The Financial Times has a review of a new book about country houses that opens with this reference to Evelyn Waugh who was something of an expert on the subject:
Evelyn Waugh wrote Brideshead Revisited in the early 1940s as a requiem for “the atmosphere of a better age”, one that celebrated the rituals of the English country house. In retrospect, Waugh realised that his lament was premature because the country house proved more resilient than he imagined. Indeed, great houses reinvented themselves in the second half of the 20th century, either by becoming more entrepreneurial, like Woburn and Longleat, or by being rescued through the efforts of the National Trust and the Heritage Lottery Fund, like Kedleston Hall and Calke Abbey.

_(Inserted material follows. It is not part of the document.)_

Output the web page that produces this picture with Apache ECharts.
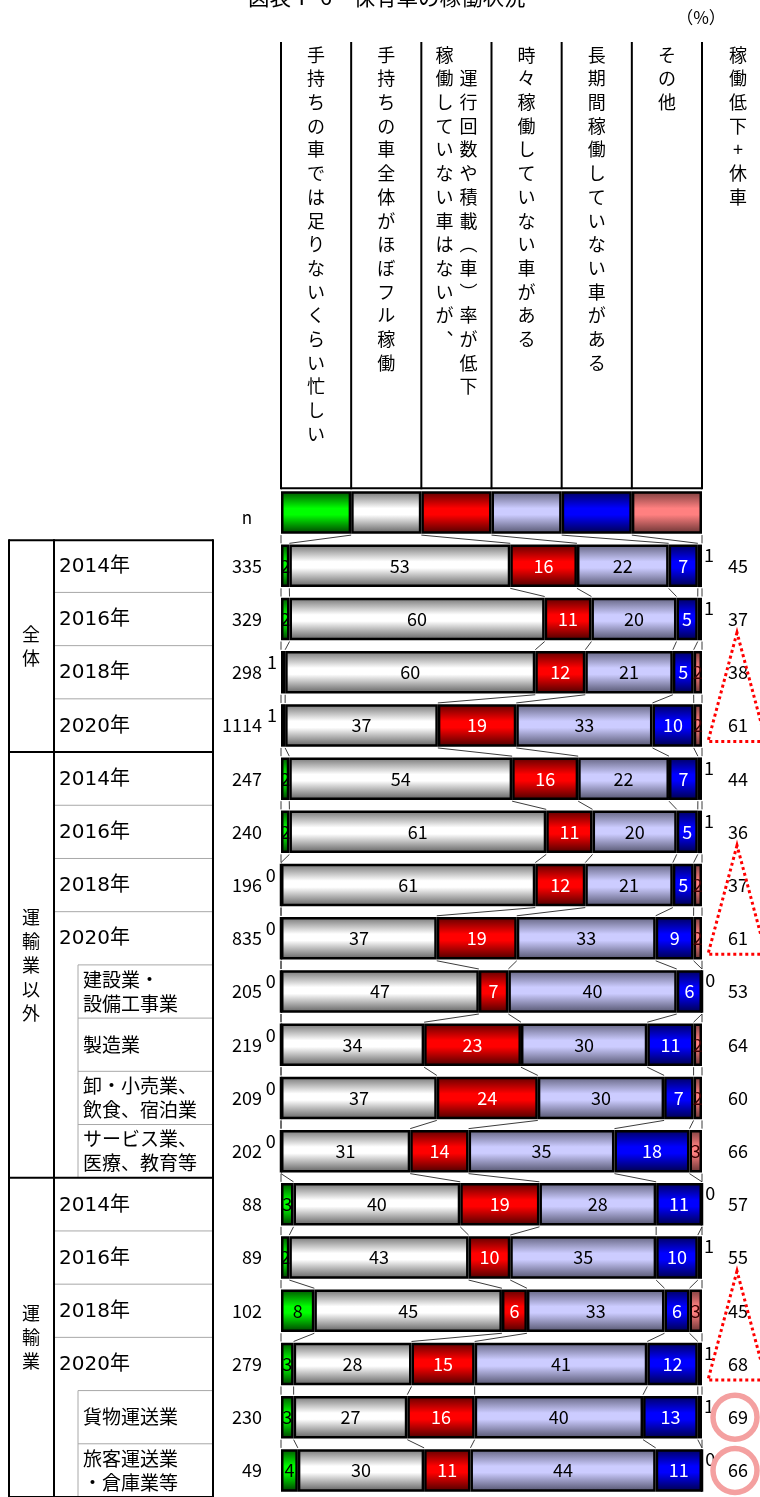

The book is by David Cannadine and Jeremy Musson and is entitled The Country House: Past, Present, Future,
In another reference to Brideshead, an article in Country Life magazine by Annunciata Elwes lists her 6 favorite nannies in literature. Among them is Nanny Hawkins:
‘Nanny did not particularly like to be talked to. She liked visitors best when they paid no attention to her and let her knit away, and watch their faces and think of them as she had known them as small children; their present goings-on did not signify much beside those early illnesses and crimes.’ Generally adored and sporadically visited in her quarters at Brideshead, this sweet figure is a symbol of lost innocence for the grown-up Flyte children of Evelyn Waugh’s Brideshead Revisited.
Others listed include Mary Poppins and Madame Doubtfire.
The Independent has a story by Martin Chilton on the rather unhappy background of the film Chitty Chitty Bang Bang which celebrates its 50th anniversary this year. The story begins with the book on which the film was based:
In April 1961, Ian Fleming, who was a heavy smoker and drinker, had a heart attack at the age of 53 and was ordered to convalesce. It was around this time that his eight-year-old son Caspar told him: “Daddy, you love James Bond more than you love me!” The author decided to show his affection for his only child – whom he nicknamed “003-and-a-half” – by writing in longhand a series of children’s stories he first called The Magical Car.
Fleming’s tales were about a flying car restored by Caractacus Potts, an inventor and retired naval commander. The title was later changed to Chitty-Chitty-Bang-Bang, which was based on the real cars Chitty-Bang-Bang 1, 2, 3 and 4 built by the eccentric motor enthusiast Louis Zborowski in the 1920s.
Fleming suffered another heart attack on 11 August 1964, following a long lunch at Royal St George’s Golf Club in Kent. He died the next morning, on his son’s 12th birthday. Fleming never got to see the printed versions of his children’s stories, which came out in October that year.
The death affected his son deeply (“Caspar hates me and talks of little but matricide. What shall I do?” his mother Ann wrote to novelist Evelyn Waugh). On 2 October 1975, aged just 23, Caspar committed suicide, taking an overdose of barbiturates at his mother’s home in Chelsea. A forlorn note in his pyjama pocket read: “If it is not this time it will be the next.”